[Problem requirements] Compute the number of lines that include the string "this", then output that number and nothing else.

[Information provided]

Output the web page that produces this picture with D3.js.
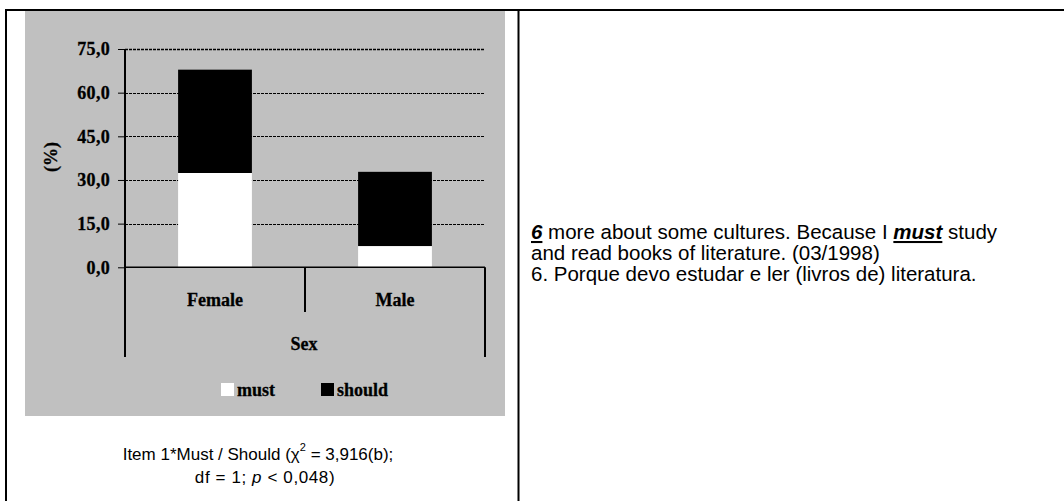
<!DOCTYPE html>
<html>
<head>
<meta charset="utf-8">
<script src="https://cdn.jsdelivr.net/npm/d3@7"></script>
<style>
  body { margin: 0; background: #fff; }
  svg { display: block; }
</style>
</head>
<body>
<div class="chart"></div>
<script>
// data
const categories = ["Female", "Male"];
const mustValues = [32.4, 7.3];
const shouldValues = [35.5, 25.5];
const yTicks = [0, 15, 30, 45, 60, 75];
const seriesNames = ["must", "should"];
const seriesColors = ["#ffffff", "#000000"];

const W = 1064, H = 501;
const plot = {left: 125, right: 485, top: 49, bottom: 267.3};
const serifBold = "bold 18px 'Liberation Serif', 'Times New Roman', serif";

const svg = d3.select(".chart")
  .append("svg")
    .attr("width", W)
    .attr("height", H);

// table borders
svg.append("rect")
  .attr("x", 6).attr("y", 10)
  .attr("width", 1070).attr("height", 520)
  .attr("fill", "none")
  .attr("stroke", "#000")
  .attr("stroke-width", 2);
svg.append("line")
  .attr("x1", 518.5).attr("x2", 518.5)
  .attr("y1", 10).attr("y2", H)
  .attr("stroke", "#000")
  .attr("stroke-width", 2);

// gray chart area
svg.append("rect")
  .attr("x", 25).attr("y", 11)
  .attr("width", 480).attr("height", 405)
  .attr("fill", "#c0c0c0");

const x = d3.scaleBand()
  .domain(categories)
  .range([plot.left, plot.right])
  .paddingInner(0.59)
  .paddingOuter(0.295);

const y = d3.scaleLinear()
  .domain([0, 75])
  .range([plot.bottom, plot.top]);

// gridlines
svg.append("g")
  .selectAll("line")
  .data(yTicks.filter(d => d > 0))
  .join("line")
    .attr("x1", plot.left)
    .attr("x2", plot.right)
    .attr("y1", d => Math.round(y(d)) + 0.5)
    .attr("y2", d => Math.round(y(d)) + 0.5)
    .attr("stroke", "#000")
    .attr("stroke-width", d => d == 75 ? 1.6 : 1)
    .attr("stroke-dasharray", "3,1");

// stacked bars
const rows = categories.map((c, i) => ({key: c, must: mustValues[i], should: shouldValues[i]}));
const stacked = d3.stack().keys(seriesNames)(rows);
const color = d3.scaleOrdinal().domain(seriesNames).range(seriesColors);

svg.append("g")
  .selectAll("g")
  .data(stacked)
  .join("g")
    .attr("fill", d => color(d.key))
  .selectAll("rect")
  .data(d => d)
  .join("rect")
    .attr("x", d => x(d.data.key))
    .attr("y", d => y(d[1]))
    .attr("width", x.bandwidth())
    .attr("height", d => y(d[0]) - y(d[1]));

// y axis
const yAxis = svg.append("g")
  .attr("transform", "translate(" + plot.left + ",0)")
  .call(d3.axisLeft(y)
    .tickValues(yTicks)
    .tickSize(7)
    .tickSizeOuter(0)
    .tickPadding(8)
    .tickFormat(d => d3.format(".1f")(d).replace(".", ",")));
yAxis.select(".domain").remove();
yAxis.selectAll("line").attr("stroke", "#000").attr("stroke-width", 1);
yAxis.selectAll("text")
  .style("font", serifBold)
  .style("letter-spacing", "0.3px")
  .attr("fill", "#000")
  .attr("stroke", "#000")
  .attr("stroke-width", 0.3);

svg.append("line")
  .attr("x1", plot.left).attr("x2", plot.left)
  .attr("y1", plot.top).attr("y2", 357)
  .attr("stroke", "#000").attr("stroke-width", 2);

// baseline
svg.append("line")
  .attr("x1", plot.left).attr("x2", plot.right)
  .attr("y1", y(0)).attr("y2", y(0))
  .attr("stroke", "#000").attr("stroke-width", 1.5);

// category separators
const step = x.step();
svg.append("g")
  .selectAll("line")
  .data([0, 1, 2])
  .join("line")
    .attr("x1", i => plot.left + i * step)
    .attr("x2", i => plot.left + i * step)
    .attr("y1", y(0))
    .attr("y2", i => i == 1 ? 312 : 357)
    .attr("stroke", "#000")
    .attr("stroke-width", 2);

const labels = svg.append("g")
  .style("font", serifBold)
  .attr("stroke", "#000")
  .attr("stroke-width", 0.3);

labels.selectAll("text.cat")
  .data(categories)
  .join("text")
    .attr("class", "cat")
    .attr("x", d => x(d) + x.bandwidth() / 2)
    .attr("y", 306)
    .attr("text-anchor", "middle")
    .text(d => d);

labels.append("text")
  .attr("x", 304)
  .attr("y", 350)
  .attr("text-anchor", "middle")
  .text("Sex");

labels.append("text")
  .attr("transform", "translate(57,157) rotate(-90)")
  .attr("text-anchor", "middle")
  .text("(%)");

// legend
const legendX = [221, 321];
const legend = labels.append("g")
  .selectAll("g")
  .data(seriesNames)
  .join("g")
    .attr("transform", (d, i) => "translate(" + legendX[i] + ",383)");
legend.append("rect")
  .attr("width", 13).attr("height", 13)
  .attr("stroke", "none")
  .attr("fill", d => color(d));
legend.append("text")
  .attr("x", 16)
  .attr("y", 12.5)
  .text(d => d);

// caption under the chart
const cap = svg.append("g")
  .style("font", "17px 'Liberation Sans', Arial, sans-serif")
  .attr("fill", "#000");
const line1 = cap.append("text")
  .attr("x", 258).attr("y", 460)
  .attr("text-anchor", "middle");
line1.append("tspan").text("Item 1*Must / Should (χ");
line1.append("tspan").attr("dy", -9).style("font-size", "11px").text("2");
line1.append("tspan").attr("dy", 9).text(" = 3,916(b);");
const line2 = cap.append("text")
  .attr("x", 265).attr("y", 483)
  .attr("text-anchor", "middle")
  .style("letter-spacing", "0.6px");
line2.append("tspan").text("df = 1; ");
line2.append("tspan").style("font-style", "italic").text("p");
line2.append("tspan").text(" < 0,048)");

// quote text on the right
const quote = svg.append("g")
  .style("font", "20.5px 'Liberation Sans', Arial, sans-serif")
  .attr("fill", "#000");
const q1 = quote.append("text").attr("x", 531).attr("y", 239);
q1.append("tspan").style("font-weight", "bold").style("font-style", "italic")
  .attr("text-decoration", "underline").text("6");
q1.append("tspan").text(" more about some cultures. Because I ");
q1.append("tspan").style("font-weight", "bold").style("font-style", "italic")
  .attr("text-decoration", "underline").text("must");
q1.append("tspan").text(" study");
quote.append("text").attr("x", 531).attr("y", 260)
  .text("and read books of literature. (03/1998)");
quote.append("text").attr("x", 531).attr("y", 281)
  .text("6. Porque devo estudar e ler (livros de) literatura.");
</script>
</body>
</html>
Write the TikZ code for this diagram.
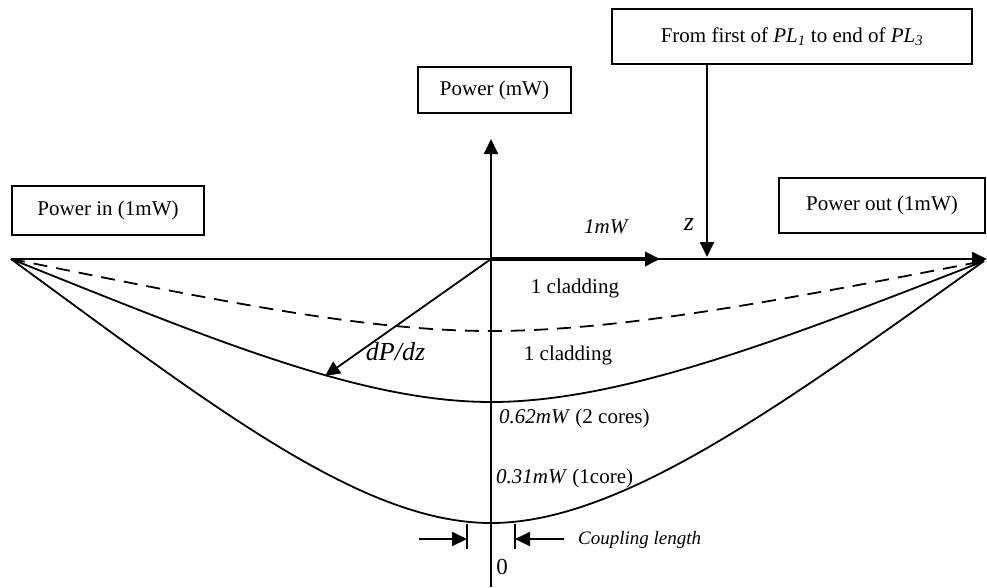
\documentclass[tikz,border=0pt]{standalone}
\usepackage{fontspec}
\setmainfont{Liberation Serif}
\usetikzlibrary{arrows.meta}
\tikzset{
  box/.style={draw, line width=1.8pt, inner sep=0pt, font=\fontsize{21}{25}\selectfont},
  lbl/.style={inner sep=0pt, font=\fontsize{21}{25}\selectfont},
  ln/.style={line width=1.8pt},
  tip/.style={-{Triangle[length=15pt,width=14pt]}},
  curve/.style={line width=1.8pt},
  dashcurve/.style={line width=1.8pt, dash pattern=on 14pt off 9pt}
}
\begin{document}
\begin{tikzpicture}[x=1pt,y=-1pt]
\useasboundingbox (0,0) rectangle (987,587);
% coordinates
\coordinate (L) at (11,259);
\coordinate (R) at (984,261);
\coordinate (O) at (491,259);
\coordinate (AxE) at (987,259);
\coordinate (AxTop) at (491,139);
\coordinate (AxBot) at (491,587);
\coordinate (OneTip) at (660,259);
\coordinate (zTip) at (707,257);
\coordinate (dTip) at (325,376);
\coordinate (BarL1) at (467,524);
\coordinate (BarL2) at (467,549);
\coordinate (BarR1) at (515,524);
\coordinate (BarR2) at (515,549);
\coordinate (ArL0) at (419,539);
\coordinate (ArL1) at (467,539);
\coordinate (ArR0) at (564,539);
\coordinate (ArR1) at (515,539);
% boxes
\node[box, minimum width=192pt, minimum height=49pt] (pin) at (108,210.5) {Power in (1mW)};
\node[box, minimum width=153pt, minimum height=46pt] (pmw) at (494.5,90) {Power (mW)};
\node[box, minimum width=360pt, minimum height=55pt] (from) at (792,36.5) {From first of \textit{PL}\textsubscript{\textit{1}} to end of \textit{PL}\textsubscript{\textit{3}}};
\node[box, minimum width=206pt, minimum height=55pt] (pout) at (882,205.5) {Power out (1mW)};
% axes
\draw[ln, tip] (L) -- (AxE);
\draw[ln, tip] (AxBot) -- (AxTop);
\draw[line width=3.5pt, tip] (O) -- (OneTip);
\draw[ln, tip] (from.south -| zTip) -- (zTip);
\draw[ln, tip] (O) -- (dTip);
% curves
\draw[dashcurve] (L) .. controls (211,299) and (361,331) .. (491,331) .. controls (621,331) and (782,300) .. (R);
\draw[curve] (L) .. controls (211,339) and (361,402) .. (491,402) .. controls (621,402) and (782,340) .. (R);
\draw[curve] (L) .. controls (211,405) and (361,523) .. (491,523) .. controls (621,523) and (782,405) .. (R);
% coupling length
\draw[ln] (BarL1) -- (BarL2);
\draw[ln] (BarR1) -- (BarR2);
\draw[ln, tip] (ArL0) -- (ArL1);
\draw[ln, tip] (ArR0) -- (ArR1);
% labels
\node[lbl] (onemw) at (606.5,227) {\textit{1mW}};
\node[lbl, font=\fontsize{26}{30}\selectfont] (zl) at (689,225) {\textit{z}};
\node[lbl, font=\fontsize{26}{30}\selectfont] (dpdz) at (395.5,352) {\textit{dP/dz}};
\node[lbl] (clad1) at (575,288) {1 cladding};
\node[lbl] (clad2) at (568,355) {1 cladding};
\node[lbl, anchor=west] (c2) at (499,418) {\textit{0.62mW} (2 cores)};
\node[lbl, anchor=west] (c1) at (496,478) {\textit{0.31mW} (1core)};
\node[lbl, font=\fontsize{23}{27}\selectfont] (zero) at (502,567) {0};
\node[lbl, anchor=west, font=\fontsize{19}{23}\selectfont] (coup) at (578,540) {\textit{Coupling length}};
\end{tikzpicture}
\end{document}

[Complete output] 2